Une Scandinavie… californienne 


Pas question pour lui de tourner dans les fjords norvégiens ou sur les littoraux danois. Il reconstitue donc une Scandinavie en pleine… Californie, sur les plages de Santa Monica et de Malibu. Les scènes d’intérieur sont, elles, tournées soit en studio soit en extérieur. Quant à la neige, indispensable pour évoquer cette contrée septentrionale, elle apparaîtra en arrière-plan, sur une toile peinte, avec des montagnes élevées recouvertes de flocons blanchâtres à leurs sommets.

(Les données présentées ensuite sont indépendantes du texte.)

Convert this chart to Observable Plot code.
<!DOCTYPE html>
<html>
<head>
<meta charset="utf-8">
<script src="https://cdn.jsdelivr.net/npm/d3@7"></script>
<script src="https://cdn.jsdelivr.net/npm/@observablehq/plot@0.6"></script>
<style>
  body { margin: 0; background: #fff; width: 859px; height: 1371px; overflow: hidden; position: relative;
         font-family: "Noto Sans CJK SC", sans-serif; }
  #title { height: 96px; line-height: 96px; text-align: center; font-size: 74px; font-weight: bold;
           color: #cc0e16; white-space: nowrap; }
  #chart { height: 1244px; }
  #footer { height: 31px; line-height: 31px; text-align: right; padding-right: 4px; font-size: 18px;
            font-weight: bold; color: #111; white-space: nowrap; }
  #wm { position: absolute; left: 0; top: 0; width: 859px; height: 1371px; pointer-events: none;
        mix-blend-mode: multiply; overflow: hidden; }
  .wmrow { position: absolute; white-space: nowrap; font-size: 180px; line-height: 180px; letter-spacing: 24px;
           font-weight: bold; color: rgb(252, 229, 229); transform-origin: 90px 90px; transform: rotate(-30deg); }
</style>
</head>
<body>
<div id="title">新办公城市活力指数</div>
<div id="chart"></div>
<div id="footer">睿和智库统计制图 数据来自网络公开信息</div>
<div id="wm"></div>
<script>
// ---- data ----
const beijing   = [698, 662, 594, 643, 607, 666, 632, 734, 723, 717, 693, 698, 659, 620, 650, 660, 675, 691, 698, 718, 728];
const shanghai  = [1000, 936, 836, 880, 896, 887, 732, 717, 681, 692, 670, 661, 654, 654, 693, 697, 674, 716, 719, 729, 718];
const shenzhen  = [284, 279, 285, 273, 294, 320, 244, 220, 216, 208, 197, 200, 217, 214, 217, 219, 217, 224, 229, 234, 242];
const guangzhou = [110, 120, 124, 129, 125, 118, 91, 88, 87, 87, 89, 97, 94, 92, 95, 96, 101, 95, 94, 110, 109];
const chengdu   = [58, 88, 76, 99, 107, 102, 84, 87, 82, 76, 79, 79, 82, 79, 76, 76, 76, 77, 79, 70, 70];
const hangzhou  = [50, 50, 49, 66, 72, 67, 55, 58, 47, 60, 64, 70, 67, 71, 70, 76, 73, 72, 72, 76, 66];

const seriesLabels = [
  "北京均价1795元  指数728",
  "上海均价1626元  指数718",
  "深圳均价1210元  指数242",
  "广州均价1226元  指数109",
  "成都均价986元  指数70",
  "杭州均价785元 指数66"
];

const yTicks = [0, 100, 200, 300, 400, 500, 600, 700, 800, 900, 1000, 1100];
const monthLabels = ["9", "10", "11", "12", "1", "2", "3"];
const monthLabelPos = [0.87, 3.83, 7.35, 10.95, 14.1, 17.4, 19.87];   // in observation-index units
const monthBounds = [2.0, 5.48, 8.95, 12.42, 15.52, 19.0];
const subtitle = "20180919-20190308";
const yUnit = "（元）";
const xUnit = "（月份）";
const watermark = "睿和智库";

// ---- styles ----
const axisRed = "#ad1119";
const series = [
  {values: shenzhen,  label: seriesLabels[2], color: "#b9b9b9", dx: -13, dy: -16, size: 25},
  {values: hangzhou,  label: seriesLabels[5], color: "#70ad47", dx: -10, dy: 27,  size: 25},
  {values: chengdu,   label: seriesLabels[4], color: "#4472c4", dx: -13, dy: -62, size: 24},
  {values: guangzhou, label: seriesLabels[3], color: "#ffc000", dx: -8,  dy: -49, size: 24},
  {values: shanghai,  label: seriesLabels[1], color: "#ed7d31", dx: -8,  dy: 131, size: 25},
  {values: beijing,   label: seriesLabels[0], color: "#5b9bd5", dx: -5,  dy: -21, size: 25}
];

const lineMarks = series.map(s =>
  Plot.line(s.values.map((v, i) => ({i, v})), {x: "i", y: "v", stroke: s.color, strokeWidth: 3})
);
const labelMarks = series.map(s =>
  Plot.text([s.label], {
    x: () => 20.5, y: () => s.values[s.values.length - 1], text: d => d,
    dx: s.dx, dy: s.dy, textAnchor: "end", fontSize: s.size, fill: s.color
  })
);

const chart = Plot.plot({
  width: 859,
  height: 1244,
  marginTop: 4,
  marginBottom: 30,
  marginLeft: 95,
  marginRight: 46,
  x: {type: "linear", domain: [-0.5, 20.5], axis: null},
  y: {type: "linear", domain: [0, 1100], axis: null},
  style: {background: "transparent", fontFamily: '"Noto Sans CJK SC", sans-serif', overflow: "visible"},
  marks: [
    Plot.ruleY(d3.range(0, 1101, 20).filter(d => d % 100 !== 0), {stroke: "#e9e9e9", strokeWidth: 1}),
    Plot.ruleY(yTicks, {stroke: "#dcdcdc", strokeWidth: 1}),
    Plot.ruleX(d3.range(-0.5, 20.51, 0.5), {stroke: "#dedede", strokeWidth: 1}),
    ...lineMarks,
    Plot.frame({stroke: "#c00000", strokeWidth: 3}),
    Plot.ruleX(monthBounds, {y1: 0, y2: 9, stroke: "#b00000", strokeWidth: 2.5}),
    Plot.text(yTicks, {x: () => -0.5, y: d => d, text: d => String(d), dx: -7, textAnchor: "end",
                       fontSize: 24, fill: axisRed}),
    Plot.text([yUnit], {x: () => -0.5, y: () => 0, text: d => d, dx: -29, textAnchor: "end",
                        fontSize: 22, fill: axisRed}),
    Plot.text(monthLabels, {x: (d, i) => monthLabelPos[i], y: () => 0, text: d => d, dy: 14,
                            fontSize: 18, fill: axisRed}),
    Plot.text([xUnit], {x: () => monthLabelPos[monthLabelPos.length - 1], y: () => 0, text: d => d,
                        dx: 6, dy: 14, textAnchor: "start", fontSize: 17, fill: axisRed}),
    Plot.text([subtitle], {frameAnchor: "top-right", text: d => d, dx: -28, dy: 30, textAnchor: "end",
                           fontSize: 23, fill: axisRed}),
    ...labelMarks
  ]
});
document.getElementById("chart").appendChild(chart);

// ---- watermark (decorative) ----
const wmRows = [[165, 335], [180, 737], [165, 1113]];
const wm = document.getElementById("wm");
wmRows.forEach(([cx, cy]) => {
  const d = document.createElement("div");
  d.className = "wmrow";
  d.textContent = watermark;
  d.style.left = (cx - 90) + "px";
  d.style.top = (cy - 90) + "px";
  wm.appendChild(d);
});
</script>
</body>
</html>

Bref, on est incontestablement dans une production désargentée, où le système D remplace le d du mot dollar. Le film échappe toutefois aux stéréotypes habituels sur les Vikings. L’amateur de comics ne verra pas de guerriers hirsutes avec des casques à cornes sur la tête. Au contraire, ces Scandinaves sont des Californiens pur jus, hâlés, fraîchement rasés (mais la barbe passe mal avec le noir et blanc) au physique de sauveteurs, digne de la série Alerte à Malibu.

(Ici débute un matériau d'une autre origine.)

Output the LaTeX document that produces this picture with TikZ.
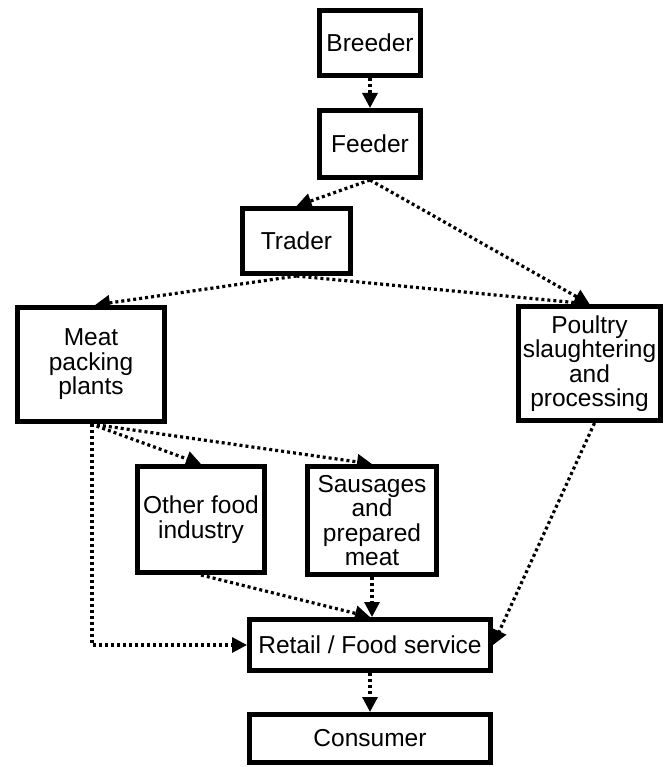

Un Moyen Âge de supermarché


Si l’amateur de bis trouvera du plaisir à la vision de ce film, l’historien médiéviste en perdra son latin. Car Corman dynamite la chronologie médiévale. Les donzelles vikings sont habillées comme des Amazones. Le chef barbare est vêtu à la sauce tartare tandis que certains de ses guerriers évoquent plutôt des citoyens de la Rome antique ou en toc. Le drakkar (en fait le nom de la figure zoomorphe en proue ou en poupe du bateau viking) est une barque affublée de boucliers, d’époque Eisenhower, style Nixon. Le gouvernail, doté d’un dessin d’un dragon asthmatique (le dragon, pas le dessin, quoique…), ne résiste même pas à la mise à l’eau, mais cela met de la tension dans la scène. Vous l’aurez compris, Corman fait feu de tout bois.

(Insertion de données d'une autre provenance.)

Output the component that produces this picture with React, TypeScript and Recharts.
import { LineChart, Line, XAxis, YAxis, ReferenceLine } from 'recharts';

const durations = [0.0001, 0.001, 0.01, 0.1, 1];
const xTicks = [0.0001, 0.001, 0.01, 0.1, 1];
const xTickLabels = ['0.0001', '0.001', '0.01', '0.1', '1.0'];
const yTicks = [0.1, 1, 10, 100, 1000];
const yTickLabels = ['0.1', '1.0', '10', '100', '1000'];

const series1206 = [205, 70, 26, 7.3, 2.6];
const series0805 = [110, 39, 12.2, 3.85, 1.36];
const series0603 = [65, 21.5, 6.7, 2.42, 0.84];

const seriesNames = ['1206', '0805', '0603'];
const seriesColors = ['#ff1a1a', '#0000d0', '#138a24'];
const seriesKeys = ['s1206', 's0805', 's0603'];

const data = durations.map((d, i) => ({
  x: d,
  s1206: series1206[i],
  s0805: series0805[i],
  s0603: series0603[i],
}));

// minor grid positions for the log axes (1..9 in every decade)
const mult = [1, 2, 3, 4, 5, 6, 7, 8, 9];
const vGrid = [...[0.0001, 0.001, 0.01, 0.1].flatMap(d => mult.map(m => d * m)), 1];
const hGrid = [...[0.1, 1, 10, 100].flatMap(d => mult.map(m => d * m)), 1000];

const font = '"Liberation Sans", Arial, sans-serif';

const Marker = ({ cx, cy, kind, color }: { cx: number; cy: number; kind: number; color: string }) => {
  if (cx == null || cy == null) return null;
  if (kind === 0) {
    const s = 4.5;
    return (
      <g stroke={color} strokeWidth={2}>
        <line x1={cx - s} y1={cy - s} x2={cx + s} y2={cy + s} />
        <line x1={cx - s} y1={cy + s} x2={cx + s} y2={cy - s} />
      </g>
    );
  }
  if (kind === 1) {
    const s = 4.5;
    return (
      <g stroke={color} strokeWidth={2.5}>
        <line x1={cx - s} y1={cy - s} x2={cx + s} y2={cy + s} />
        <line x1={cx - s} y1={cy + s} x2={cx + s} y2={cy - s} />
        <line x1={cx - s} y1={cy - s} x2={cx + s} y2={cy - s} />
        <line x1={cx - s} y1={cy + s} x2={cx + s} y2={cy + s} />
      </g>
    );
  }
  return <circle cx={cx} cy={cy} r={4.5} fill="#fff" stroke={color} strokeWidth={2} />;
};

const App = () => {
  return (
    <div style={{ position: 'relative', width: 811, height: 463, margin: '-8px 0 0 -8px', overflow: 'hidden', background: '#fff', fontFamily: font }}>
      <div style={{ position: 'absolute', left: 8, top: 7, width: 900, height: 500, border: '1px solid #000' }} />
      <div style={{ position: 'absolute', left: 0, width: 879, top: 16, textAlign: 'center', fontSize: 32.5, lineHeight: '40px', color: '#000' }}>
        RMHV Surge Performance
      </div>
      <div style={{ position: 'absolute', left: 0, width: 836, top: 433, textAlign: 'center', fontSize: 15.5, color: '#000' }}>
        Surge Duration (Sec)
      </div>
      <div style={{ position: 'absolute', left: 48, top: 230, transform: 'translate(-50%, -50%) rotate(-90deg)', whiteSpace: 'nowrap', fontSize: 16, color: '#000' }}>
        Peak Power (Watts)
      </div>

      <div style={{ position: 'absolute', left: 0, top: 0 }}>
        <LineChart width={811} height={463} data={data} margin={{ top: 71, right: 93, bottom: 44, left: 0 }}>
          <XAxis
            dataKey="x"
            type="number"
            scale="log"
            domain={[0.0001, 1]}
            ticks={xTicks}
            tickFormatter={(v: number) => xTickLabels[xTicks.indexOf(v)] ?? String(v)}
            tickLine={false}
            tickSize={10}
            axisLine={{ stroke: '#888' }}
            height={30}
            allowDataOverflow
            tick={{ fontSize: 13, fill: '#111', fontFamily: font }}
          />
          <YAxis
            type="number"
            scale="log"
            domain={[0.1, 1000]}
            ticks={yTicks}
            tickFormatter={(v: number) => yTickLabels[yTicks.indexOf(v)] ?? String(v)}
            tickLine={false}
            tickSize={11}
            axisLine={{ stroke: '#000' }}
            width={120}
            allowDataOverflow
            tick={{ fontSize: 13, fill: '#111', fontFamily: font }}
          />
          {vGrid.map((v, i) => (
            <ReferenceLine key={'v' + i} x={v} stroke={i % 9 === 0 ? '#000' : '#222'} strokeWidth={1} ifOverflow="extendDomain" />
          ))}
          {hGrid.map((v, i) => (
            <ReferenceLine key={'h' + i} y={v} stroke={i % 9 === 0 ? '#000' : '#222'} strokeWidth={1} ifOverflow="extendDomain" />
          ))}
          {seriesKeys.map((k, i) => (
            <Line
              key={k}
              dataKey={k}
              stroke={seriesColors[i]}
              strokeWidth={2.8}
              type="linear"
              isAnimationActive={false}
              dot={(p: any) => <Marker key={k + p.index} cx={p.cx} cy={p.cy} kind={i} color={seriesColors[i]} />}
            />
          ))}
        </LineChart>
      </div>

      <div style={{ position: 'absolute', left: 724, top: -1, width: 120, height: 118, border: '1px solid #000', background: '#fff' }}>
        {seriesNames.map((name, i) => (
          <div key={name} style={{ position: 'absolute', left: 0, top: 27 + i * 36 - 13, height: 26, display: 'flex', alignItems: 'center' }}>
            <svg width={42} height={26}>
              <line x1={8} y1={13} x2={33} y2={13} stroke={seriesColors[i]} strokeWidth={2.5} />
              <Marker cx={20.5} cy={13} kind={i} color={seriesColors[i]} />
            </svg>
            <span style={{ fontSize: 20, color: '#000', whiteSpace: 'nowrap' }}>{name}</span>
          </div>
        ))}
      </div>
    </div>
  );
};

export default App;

Les Vikings face à un cousin de Godzilla

Le monstre vaut à lui seul le détour. Attraction centrale, il est présent et à l’aller et au retour. Nous sommes trois ans après la sortie de Godzilla d’Ishiro Honda. Force est de constater qu’entre les deux créatures, il y a comme un petit air de cousinage. Mais Corman n’est pas encore digne du maître Honda. Les trucages low-cost ne parviennent pas à convaincre. L’usage de la surimpression ne dissipe pas le côté grotesque de la bête, et le jeu peu convaincant des vikinguettes n’arrange rien. La mort du monstre à la fin du film (désolé de spoiler), d’un seul coup d’épée avec une giclée de jus de fraise bien épais, achève le spectateur qui y croyait encore. L’essentiel, toutefois, n’est pas là.


Barbares versus Vikings

Qu’on ne s’y trompe pas, dans ce titre, les Vikings ne sont pas les barbares. Ce sont les Grimault qui occupent ce rôle ingrat. Qualifiés de « païens » (!!) par les Vikings, ils en possèdent tous les attributs : la violence, le goût des beuveries, le sexe sauvage et les sacrifices humains. Dans une terre pourtant frappée par l’oliganthropie, ces Grimault sacrifient ainsi la seule femme de leur château pour accompagner le fils du chef dans un monde qu’on dit meilleur. Les Scandinaves sont parés, eux, de vertus positives, hormis la brunette (qui s’oppose au groupe des blondes) dans un schéma classique abondamment employé par le péplum. La brune, qui ne veut pas compter pour des prunes, dans un atavisme géographique implacable, sacrifie au Syndrome de… Stockholm et pactise avec les barbares contre son peuple. Mais, rassurez-vous, la rédemption existe aussi au pays de Corman. Elle retrouve une conscience à la fin du film et se sacrifie pour que les hommes et les femmes de son peuple, enfin réunis, retournent gambader gaiement dans la grande prairie de la vie en couple.

En définitive, cette production est une curiosité. Elle intéressera les bisseux, les fans de Corman et ils sont nombreux, sans oublier les historiens du Moyen Âge au cinéma, en rendant à Corman ce qui appartient à Corman, son rôle pionnier.

Yohann Chanoir (To be continued)

[1] Dans son dernier ouvrage sur le Moyen Âge au cinéma, François Amy de la Brétèque, par exemple, ne le mentionne pas. 
[2] Il existe un film américain de 1928, (Les Vikings) en Technicolor bichrome, évoquant une expédition viking en Amérique, où les guerriers du Nord sont accompagnés d’un Anglais.